-- Begin INPUT ROWS --

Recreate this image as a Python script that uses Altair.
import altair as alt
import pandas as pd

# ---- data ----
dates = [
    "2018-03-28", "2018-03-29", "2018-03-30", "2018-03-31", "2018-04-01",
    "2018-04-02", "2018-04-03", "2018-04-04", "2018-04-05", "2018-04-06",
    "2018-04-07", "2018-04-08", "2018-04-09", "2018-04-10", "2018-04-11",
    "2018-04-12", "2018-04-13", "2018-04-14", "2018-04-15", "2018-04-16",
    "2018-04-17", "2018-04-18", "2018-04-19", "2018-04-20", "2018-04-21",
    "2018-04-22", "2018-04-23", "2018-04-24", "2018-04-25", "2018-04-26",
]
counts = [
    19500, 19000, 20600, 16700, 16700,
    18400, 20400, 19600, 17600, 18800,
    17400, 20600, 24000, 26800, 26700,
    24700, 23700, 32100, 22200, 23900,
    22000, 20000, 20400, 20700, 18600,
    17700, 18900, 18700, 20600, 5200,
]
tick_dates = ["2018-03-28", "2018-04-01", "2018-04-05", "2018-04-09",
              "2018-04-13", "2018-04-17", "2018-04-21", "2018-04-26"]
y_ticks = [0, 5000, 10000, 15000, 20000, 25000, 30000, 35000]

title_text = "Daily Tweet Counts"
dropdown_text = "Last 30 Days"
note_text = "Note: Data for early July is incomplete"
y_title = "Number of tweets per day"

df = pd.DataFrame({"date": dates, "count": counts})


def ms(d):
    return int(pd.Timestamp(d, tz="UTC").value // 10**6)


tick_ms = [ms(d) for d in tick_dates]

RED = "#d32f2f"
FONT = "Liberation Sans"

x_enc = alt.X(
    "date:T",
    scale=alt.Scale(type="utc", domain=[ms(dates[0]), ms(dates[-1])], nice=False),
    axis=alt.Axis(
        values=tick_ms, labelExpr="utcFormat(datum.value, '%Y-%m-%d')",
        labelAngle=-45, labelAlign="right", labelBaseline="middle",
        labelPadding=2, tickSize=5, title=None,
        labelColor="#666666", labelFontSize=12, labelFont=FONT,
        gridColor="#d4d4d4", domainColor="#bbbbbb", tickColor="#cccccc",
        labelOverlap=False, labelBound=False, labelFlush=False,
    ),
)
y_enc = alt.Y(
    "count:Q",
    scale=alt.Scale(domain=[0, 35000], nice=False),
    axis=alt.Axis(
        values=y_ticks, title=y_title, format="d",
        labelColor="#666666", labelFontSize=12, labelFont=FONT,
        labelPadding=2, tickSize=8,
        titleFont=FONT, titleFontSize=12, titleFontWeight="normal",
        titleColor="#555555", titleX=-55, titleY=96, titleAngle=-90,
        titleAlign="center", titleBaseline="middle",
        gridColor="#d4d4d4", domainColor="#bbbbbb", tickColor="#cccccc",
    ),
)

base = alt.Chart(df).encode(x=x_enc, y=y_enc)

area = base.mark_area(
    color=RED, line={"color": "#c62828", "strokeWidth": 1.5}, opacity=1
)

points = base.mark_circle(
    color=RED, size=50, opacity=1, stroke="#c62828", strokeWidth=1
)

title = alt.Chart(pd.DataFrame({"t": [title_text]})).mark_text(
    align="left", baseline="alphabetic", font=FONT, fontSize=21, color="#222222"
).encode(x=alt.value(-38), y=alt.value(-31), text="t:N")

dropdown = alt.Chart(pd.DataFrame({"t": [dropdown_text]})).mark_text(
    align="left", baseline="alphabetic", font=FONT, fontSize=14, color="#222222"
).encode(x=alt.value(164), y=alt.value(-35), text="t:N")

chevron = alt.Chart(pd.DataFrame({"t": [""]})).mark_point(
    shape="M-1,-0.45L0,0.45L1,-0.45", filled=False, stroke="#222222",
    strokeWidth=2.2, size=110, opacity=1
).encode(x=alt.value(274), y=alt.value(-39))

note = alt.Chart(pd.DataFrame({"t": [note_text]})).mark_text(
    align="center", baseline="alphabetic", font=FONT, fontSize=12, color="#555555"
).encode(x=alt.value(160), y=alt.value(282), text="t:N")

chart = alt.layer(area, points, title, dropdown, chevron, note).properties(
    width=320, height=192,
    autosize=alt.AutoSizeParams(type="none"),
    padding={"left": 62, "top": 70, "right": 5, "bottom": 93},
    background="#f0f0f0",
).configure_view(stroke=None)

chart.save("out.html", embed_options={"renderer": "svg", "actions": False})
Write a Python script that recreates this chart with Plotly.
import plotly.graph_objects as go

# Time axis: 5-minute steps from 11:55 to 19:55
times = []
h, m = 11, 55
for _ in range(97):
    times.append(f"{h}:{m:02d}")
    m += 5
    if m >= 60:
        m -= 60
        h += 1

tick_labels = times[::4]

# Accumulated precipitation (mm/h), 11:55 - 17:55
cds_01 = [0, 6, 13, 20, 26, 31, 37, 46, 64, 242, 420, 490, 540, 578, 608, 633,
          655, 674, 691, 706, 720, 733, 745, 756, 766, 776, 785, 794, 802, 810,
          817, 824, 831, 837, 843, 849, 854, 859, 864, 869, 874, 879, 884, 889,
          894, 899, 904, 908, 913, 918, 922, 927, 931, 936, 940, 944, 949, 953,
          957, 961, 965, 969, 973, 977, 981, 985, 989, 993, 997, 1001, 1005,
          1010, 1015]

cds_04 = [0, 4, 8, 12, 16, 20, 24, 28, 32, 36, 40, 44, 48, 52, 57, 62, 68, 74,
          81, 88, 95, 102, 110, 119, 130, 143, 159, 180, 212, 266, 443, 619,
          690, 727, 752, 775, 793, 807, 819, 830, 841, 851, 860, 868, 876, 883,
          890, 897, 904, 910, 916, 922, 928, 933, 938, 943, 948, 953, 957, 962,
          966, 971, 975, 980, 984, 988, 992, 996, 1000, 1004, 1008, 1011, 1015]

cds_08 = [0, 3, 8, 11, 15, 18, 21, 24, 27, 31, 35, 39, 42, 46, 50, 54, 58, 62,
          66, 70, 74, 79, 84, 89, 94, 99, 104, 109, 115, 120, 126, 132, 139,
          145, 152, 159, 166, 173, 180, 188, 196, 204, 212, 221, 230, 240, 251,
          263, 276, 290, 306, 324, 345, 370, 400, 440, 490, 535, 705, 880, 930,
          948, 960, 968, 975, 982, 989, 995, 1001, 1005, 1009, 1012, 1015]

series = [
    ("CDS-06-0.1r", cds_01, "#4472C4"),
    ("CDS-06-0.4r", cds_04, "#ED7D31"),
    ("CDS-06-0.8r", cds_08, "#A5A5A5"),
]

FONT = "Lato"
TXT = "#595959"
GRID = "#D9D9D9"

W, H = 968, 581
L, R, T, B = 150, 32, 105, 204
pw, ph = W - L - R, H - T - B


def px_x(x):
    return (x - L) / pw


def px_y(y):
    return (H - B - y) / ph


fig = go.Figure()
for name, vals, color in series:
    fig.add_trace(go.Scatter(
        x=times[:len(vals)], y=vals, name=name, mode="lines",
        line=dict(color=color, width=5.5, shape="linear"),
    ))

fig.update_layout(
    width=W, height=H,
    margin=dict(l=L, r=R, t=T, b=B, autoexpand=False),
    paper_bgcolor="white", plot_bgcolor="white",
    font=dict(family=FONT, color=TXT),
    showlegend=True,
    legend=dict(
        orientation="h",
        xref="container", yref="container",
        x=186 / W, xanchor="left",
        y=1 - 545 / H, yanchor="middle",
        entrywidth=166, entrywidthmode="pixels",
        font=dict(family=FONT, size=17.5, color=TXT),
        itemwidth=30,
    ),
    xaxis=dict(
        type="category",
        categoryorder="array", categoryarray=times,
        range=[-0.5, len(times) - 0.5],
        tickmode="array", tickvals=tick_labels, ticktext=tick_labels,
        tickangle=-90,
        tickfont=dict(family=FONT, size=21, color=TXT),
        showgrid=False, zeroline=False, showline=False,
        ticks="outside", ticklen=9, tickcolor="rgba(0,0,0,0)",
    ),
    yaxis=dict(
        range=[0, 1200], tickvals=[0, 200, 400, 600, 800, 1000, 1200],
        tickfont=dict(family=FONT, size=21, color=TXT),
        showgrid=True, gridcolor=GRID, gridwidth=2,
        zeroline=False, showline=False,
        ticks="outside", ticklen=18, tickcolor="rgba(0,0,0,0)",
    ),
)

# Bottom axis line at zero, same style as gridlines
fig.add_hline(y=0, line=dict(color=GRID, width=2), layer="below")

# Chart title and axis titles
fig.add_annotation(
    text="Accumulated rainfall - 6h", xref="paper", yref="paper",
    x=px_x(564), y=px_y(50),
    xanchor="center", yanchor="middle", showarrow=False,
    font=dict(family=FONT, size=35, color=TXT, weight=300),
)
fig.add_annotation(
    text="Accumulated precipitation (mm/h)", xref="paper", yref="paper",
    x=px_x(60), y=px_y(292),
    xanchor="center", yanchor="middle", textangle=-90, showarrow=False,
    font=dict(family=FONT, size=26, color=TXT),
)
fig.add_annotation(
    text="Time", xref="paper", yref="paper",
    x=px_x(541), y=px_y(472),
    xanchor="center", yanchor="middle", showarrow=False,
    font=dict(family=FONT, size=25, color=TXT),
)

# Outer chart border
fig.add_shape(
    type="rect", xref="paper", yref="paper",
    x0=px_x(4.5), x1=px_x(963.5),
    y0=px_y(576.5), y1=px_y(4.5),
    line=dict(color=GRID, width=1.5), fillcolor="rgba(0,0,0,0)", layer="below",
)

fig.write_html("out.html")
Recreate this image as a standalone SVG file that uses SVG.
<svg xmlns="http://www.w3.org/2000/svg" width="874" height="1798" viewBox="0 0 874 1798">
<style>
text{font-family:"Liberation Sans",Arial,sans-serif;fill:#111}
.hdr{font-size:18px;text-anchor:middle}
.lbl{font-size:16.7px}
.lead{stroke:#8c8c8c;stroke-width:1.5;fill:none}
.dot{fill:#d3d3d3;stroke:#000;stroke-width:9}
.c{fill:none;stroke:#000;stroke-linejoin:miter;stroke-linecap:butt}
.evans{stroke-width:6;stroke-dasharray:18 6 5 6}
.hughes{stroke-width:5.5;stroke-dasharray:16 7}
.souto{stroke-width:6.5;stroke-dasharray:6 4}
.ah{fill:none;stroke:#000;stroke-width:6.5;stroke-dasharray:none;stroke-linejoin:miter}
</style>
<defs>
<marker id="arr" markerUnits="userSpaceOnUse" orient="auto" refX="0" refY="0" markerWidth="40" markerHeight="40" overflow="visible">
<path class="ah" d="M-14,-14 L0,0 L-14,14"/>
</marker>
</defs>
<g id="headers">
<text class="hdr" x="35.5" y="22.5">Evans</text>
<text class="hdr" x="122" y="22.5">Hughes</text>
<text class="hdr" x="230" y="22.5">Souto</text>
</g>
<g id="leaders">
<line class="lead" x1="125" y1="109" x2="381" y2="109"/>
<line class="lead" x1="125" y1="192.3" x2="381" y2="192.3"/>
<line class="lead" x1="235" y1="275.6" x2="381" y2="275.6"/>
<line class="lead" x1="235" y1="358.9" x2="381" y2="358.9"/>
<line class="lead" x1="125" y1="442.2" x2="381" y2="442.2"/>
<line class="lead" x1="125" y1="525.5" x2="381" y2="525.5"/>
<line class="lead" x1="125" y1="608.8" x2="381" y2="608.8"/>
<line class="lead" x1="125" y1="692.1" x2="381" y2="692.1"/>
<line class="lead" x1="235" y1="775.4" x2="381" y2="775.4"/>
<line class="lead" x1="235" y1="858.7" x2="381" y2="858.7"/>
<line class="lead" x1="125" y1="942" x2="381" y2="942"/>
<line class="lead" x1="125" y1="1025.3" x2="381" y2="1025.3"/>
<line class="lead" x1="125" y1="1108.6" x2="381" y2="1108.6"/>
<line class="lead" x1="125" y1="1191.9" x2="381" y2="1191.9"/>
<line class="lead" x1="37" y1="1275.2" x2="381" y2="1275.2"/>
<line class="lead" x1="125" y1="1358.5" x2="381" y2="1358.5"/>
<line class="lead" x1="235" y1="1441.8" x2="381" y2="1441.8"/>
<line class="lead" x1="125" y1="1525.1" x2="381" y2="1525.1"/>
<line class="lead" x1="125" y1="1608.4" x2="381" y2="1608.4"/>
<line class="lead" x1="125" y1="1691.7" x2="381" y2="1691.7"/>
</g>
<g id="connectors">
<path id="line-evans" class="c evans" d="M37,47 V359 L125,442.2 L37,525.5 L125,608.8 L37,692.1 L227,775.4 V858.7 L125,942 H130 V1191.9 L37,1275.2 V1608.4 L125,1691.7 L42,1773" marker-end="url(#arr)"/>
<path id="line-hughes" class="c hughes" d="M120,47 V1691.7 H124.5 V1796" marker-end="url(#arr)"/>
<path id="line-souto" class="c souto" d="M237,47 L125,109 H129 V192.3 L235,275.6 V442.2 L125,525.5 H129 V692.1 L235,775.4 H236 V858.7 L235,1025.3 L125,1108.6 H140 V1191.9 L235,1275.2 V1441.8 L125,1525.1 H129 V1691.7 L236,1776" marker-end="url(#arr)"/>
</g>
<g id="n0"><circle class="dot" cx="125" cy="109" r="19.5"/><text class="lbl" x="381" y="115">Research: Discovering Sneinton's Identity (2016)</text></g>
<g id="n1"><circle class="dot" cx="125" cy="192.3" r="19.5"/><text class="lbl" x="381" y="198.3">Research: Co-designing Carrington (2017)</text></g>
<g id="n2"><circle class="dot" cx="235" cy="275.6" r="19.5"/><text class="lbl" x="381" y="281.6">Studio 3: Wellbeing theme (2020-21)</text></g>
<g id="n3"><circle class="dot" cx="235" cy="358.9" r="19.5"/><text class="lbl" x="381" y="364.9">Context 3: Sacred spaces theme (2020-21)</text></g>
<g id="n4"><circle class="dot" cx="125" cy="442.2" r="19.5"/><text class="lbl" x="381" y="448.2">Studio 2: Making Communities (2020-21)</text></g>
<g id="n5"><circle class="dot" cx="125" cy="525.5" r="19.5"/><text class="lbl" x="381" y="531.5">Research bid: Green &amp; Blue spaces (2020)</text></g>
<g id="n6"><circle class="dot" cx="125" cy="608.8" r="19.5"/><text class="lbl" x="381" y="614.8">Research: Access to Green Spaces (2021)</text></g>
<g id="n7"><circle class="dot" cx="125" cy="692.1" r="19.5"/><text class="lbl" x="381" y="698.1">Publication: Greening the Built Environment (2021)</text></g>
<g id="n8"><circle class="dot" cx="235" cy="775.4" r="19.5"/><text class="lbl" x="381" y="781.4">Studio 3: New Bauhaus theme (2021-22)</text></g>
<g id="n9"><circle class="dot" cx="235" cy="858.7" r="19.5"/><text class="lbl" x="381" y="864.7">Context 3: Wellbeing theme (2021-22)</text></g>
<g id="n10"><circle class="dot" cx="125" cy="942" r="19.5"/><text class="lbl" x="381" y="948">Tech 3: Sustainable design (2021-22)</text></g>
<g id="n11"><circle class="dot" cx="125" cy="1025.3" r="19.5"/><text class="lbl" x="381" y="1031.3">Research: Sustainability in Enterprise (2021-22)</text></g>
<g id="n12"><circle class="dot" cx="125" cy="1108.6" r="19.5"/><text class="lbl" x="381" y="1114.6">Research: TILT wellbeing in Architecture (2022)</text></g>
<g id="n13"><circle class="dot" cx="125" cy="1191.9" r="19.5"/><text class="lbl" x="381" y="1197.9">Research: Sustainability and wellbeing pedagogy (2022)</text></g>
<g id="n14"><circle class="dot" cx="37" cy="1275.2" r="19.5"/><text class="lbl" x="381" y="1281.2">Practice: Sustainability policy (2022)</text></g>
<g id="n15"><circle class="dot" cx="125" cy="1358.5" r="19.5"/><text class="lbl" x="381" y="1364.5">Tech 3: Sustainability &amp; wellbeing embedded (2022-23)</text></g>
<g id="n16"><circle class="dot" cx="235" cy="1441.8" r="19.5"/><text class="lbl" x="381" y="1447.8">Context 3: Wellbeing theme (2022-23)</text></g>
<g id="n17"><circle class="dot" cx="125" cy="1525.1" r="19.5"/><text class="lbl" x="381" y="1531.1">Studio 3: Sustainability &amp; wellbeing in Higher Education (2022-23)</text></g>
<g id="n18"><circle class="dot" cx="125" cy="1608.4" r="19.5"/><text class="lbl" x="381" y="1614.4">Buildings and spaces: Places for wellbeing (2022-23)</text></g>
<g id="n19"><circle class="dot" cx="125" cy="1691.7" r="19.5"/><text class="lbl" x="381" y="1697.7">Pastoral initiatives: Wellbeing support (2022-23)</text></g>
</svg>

-- End INPUT ROWS --

◆ REQUIRED TASK
Restate the first line and every line after it, word for word, stopping once the line with "import pandas as pd" is done.

◆ TASK RESPONSE
Recreate this image as a Python script that uses Altair.
import altair as alt
import pandas as pd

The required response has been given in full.